TASK GOAL: Line by line, repeat the data below exactly, beginning at the first line and ending at the line with "const titleLines = ['Porcentaje". Omit pictures.

PROVIDED DATA:
=-=-=-=-=

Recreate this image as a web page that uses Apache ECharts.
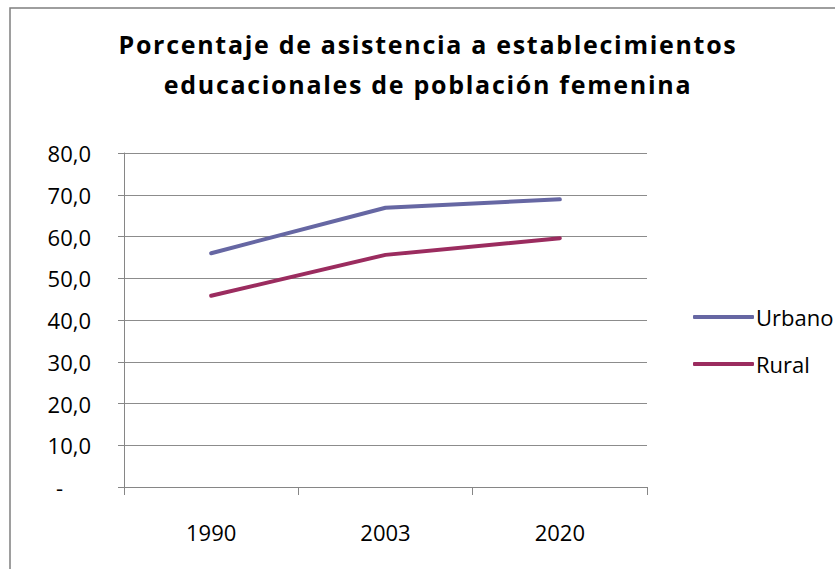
<!DOCTYPE html>
<html>
<head>
<meta charset="utf-8">
<script src="https://cdn.jsdelivr.net/npm/echarts@6/dist/echarts.min.js"></script>
<style>
  html, body { margin: 0; padding: 0; background: #fff; }
  #chart { width: 835px; height: 569px; }
</style>
</head>
<body>
<div id="chart"></div>
<script>
// Años censales
const years = ['1990', '2003', '2020'];
// Porcentaje de asistencia, población femenina
const urbano = [56.0, 66.9, 68.9];
const rural = [45.8, 55.6, 59.6];
const seriesNames = ['Urbano', 'Rural'];
const titleLines = ['Porcentaje de asistencia a establecimientos', 'educacionales de población femenina'];

const FONT = '"Open Sans", sans-serif';
const chart = echarts.init(document.getElementById('chart'), null, { renderer: 'svg' });

chart.setOption({
  backgroundColor: '#ffffff',
  animation: false,
  graphic: [{
    type: 'rect',
    shape: { x: 10, y: 8, width: 900, height: 700 },
    style: { fill: 'none', stroke: '#7f7f7f', lineWidth: 1.5 },
    silent: true,
    z: -1
  }],
  title: {
    text: titleLines.join('\n'),
    left: 423,
    textAlign: 'center',
    top: 19,
    textStyle: {
      fontFamily: FONT,
      fontWeight: 'bold',
      fontSize: 25,
      lineHeight: 40,
      color: '#000'
    }
  },
  legend: {
    orient: 'vertical',
    left: 688,
    top: 301,
    itemWidth: 61,
    itemHeight: 4,
    itemGap: 25,
    icon: 'roundRect',
    textStyle: { fontFamily: FONT, fontSize: 22, color: '#000', padding: [0, 0, 0, -3] },
    data: seriesNames
  },
  grid: { left: 124, right: 188, top: 153, bottom: 82, containLabel: false },
  xAxis: {
    type: 'category',
    data: years,
    boundaryGap: true,
    axisLine: { lineStyle: { color: '#868686', width: 1 } },
    axisTick: { show: true, length: 8, alignWithLabel: false, lineStyle: { color: '#868686' } },
    axisLabel: { margin: 34, fontFamily: FONT, fontSize: 22, color: '#000' },
    splitLine: { show: false }
  },
  yAxis: {
    type: 'value',
    min: 0,
    max: 80,
    interval: 10,
    axisLine: { show: true, lineStyle: { color: '#868686', width: 1 } },
    axisTick: { show: true, length: 6, lineStyle: { color: '#868686' } },
    axisLabel: {
      margin: 33,
      fontFamily: FONT,
      fontSize: 22,
      color: '#000',
      formatter: function (v) {
        return v === 0 ? '{z|-}' : v.toFixed(1).replace('.', ',');
      },
      rich: { z: { fontFamily: FONT, fontSize: 22, color: '#000', padding: [0, 28, 0, 0] } }
    },
    splitLine: { show: true, lineStyle: { color: '#8c8c8c', width: 1 } }
  },
  series: [
    {
      name: seriesNames[0],
      type: 'line',
      data: urbano,
      symbol: 'none',
      color: '#6667a3',
      lineStyle: { width: 4, color: '#6667a3', cap: 'round' }
    },
    {
      name: seriesNames[1],
      type: 'line',
      data: rural,
      symbol: 'none',
      color: '#9b2c5f',
      lineStyle: { width: 4, color: '#9b2c5f', cap: 'round' }
    }
  ]
});

// Spread out the title letters a little
document.querySelectorAll('#chart svg text').forEach(function (t) {
  if (titleLines.indexOf(t.textContent) !== -1) {
    t.setAttribute('letter-spacing', '1.7');
  }
});
</script>
</body>
</html>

=-=-=-=-=

SOLUTION FOR THIS PROBLEM:
Recreate this image as a web page that uses Apache ECharts.
<!DOCTYPE html>
<html>
<head>
<meta charset="utf-8">
<script src="https://cdn.jsdelivr.net/npm/echarts@6/dist/echarts.min.js"></script>
<style>
  html, body { margin: 0; padding: 0; background: #fff; }
  #chart { width: 835px; height: 569px; }
</style>
</head>
<body>
<div id="chart"></div>
<script>
// Años censales
const years = ['1990', '2003', '2020'];
// Porcentaje de asistencia, población femenina
const urbano = [56.0, 66.9, 68.9];
const rural = [45.8, 55.6, 59.6];
const seriesNames = ['Urbano', 'Rural'];
const titleLines = ['Porcentaje de asistencia a establecimientos', 'educacionales de población femenina'];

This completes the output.